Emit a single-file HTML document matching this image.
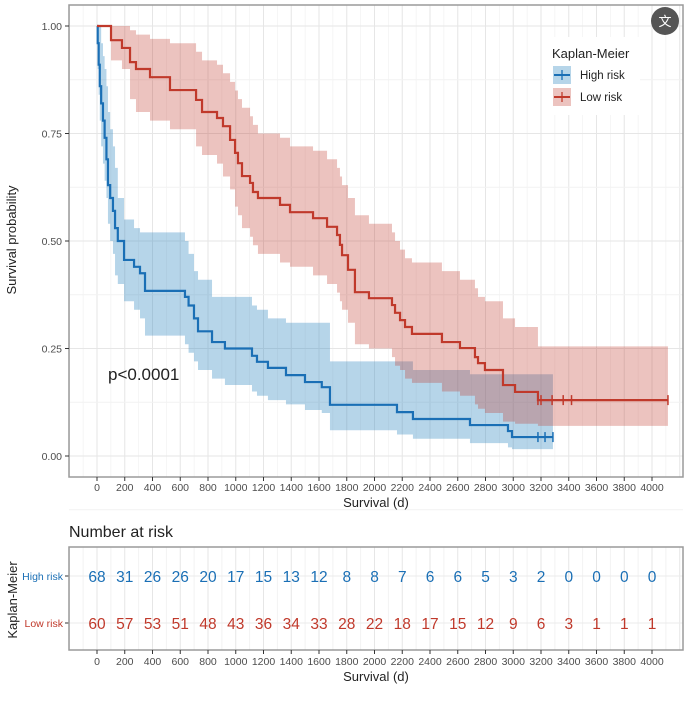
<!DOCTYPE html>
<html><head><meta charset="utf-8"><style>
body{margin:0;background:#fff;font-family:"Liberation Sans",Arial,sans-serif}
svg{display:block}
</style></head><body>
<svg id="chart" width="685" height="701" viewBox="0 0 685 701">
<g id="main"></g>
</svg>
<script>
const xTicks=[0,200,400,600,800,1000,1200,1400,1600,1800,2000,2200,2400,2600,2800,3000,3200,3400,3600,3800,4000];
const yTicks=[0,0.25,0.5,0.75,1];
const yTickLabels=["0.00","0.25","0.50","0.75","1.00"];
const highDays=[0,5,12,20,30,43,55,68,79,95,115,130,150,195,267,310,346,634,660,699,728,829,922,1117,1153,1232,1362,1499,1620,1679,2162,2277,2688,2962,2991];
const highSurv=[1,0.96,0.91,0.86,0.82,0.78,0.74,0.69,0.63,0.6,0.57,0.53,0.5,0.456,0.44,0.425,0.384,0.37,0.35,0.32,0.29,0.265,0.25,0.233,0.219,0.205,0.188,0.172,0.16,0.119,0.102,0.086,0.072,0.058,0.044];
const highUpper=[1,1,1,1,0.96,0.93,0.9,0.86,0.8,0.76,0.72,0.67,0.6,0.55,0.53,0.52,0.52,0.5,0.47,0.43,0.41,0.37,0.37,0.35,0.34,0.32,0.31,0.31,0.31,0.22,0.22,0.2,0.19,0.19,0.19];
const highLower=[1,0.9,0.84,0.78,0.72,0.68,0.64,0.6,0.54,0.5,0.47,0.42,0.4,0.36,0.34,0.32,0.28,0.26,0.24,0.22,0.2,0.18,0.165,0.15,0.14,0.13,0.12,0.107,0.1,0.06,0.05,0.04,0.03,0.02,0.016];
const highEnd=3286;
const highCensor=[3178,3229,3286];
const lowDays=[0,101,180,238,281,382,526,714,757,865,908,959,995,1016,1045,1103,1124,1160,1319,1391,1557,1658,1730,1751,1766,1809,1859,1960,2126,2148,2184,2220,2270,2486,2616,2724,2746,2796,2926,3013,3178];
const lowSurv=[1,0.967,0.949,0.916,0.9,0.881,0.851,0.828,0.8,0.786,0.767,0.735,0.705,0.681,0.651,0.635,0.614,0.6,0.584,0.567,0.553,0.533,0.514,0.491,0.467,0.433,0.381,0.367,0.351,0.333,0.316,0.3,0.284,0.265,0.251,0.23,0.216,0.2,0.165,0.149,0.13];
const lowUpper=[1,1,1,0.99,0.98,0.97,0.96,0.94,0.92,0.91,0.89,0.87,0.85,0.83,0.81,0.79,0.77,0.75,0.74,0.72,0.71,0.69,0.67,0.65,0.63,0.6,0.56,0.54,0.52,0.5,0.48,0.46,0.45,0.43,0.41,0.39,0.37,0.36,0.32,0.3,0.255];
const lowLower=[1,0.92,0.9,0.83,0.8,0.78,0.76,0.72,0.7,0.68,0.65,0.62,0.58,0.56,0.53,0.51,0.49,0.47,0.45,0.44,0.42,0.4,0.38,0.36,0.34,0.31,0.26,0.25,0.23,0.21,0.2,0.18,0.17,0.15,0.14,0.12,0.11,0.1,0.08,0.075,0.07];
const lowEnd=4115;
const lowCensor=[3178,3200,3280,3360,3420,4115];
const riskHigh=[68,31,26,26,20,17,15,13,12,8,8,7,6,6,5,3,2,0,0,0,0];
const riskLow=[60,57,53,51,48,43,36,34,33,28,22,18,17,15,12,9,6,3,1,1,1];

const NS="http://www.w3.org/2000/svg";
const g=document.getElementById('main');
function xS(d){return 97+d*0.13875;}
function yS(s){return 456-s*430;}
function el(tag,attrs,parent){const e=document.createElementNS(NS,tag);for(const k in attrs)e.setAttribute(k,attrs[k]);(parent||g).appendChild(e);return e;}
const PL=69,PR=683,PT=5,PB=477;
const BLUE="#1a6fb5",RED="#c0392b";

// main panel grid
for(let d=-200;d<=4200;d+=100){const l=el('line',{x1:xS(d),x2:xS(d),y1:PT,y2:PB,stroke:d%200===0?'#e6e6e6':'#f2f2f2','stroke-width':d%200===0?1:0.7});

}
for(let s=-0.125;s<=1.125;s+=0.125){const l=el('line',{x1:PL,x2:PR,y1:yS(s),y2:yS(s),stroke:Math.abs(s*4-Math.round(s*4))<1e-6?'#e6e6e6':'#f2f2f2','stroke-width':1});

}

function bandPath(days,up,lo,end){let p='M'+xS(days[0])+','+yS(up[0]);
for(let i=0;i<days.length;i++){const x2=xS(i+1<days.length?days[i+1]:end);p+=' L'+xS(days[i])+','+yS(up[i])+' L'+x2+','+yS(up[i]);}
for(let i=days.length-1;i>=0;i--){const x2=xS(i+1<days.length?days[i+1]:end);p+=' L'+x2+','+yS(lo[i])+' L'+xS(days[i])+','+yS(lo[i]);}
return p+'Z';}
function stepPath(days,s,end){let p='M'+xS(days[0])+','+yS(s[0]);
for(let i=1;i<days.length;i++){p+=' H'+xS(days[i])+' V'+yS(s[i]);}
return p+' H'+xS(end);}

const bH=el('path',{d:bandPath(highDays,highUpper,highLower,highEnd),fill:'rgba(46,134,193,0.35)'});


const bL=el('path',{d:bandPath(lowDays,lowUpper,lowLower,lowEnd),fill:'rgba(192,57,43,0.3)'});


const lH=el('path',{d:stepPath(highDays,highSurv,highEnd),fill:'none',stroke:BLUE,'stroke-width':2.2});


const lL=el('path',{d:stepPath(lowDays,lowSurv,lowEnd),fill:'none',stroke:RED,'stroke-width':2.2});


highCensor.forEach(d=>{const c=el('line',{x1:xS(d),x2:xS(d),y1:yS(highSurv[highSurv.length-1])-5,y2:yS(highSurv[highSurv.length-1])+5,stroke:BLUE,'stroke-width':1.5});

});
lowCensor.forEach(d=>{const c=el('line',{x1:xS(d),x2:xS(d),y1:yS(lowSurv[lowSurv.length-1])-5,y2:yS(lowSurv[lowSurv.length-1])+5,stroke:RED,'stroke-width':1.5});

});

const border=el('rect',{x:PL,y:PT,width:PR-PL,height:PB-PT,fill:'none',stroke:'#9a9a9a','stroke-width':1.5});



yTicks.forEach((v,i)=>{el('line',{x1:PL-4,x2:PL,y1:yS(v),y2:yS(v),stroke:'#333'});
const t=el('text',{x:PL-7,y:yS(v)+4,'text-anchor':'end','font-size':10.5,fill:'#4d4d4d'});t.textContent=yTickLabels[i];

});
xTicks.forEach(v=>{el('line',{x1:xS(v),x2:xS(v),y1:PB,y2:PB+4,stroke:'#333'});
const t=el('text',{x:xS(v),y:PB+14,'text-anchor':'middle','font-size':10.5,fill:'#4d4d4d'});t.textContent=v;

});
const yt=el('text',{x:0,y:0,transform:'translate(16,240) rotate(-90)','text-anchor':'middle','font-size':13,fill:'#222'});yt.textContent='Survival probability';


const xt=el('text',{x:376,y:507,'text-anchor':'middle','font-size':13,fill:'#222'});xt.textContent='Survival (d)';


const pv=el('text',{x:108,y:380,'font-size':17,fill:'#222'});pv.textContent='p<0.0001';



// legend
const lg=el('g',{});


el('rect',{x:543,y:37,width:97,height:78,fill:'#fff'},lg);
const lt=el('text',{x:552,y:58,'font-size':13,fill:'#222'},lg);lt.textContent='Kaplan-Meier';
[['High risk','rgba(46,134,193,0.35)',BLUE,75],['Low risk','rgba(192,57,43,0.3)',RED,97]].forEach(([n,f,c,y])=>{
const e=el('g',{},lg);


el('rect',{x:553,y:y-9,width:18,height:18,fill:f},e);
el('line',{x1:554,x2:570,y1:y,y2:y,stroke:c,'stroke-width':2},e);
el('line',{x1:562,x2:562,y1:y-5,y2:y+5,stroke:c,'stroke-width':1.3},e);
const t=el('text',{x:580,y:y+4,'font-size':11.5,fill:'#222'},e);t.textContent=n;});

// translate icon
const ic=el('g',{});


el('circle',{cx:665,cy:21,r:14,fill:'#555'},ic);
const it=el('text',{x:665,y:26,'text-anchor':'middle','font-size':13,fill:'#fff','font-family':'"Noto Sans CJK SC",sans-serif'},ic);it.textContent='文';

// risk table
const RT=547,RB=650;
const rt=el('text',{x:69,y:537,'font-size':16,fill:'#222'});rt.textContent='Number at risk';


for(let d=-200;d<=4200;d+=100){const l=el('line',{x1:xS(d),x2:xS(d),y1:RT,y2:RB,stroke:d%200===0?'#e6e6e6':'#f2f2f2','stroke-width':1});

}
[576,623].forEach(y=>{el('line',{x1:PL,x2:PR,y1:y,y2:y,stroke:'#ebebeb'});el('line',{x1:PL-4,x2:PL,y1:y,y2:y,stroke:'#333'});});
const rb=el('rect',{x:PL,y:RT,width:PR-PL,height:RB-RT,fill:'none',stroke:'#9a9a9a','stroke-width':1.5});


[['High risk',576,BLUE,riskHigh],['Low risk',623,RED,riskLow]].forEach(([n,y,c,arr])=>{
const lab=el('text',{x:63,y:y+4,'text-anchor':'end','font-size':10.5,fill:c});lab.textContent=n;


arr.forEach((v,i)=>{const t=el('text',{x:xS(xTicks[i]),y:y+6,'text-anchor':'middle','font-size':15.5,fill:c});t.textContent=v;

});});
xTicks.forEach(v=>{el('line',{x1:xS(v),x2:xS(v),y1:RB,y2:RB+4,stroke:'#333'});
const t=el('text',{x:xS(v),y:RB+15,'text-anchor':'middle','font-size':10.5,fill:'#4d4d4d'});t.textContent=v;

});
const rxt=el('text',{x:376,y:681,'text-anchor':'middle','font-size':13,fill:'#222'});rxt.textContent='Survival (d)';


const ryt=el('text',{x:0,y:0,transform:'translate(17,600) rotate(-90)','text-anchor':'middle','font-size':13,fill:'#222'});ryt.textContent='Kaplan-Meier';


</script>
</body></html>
· · · ·
What to produce
Each line in the material either holds the string "document" or does not. State how many do, and nothing else.

Result of the task
3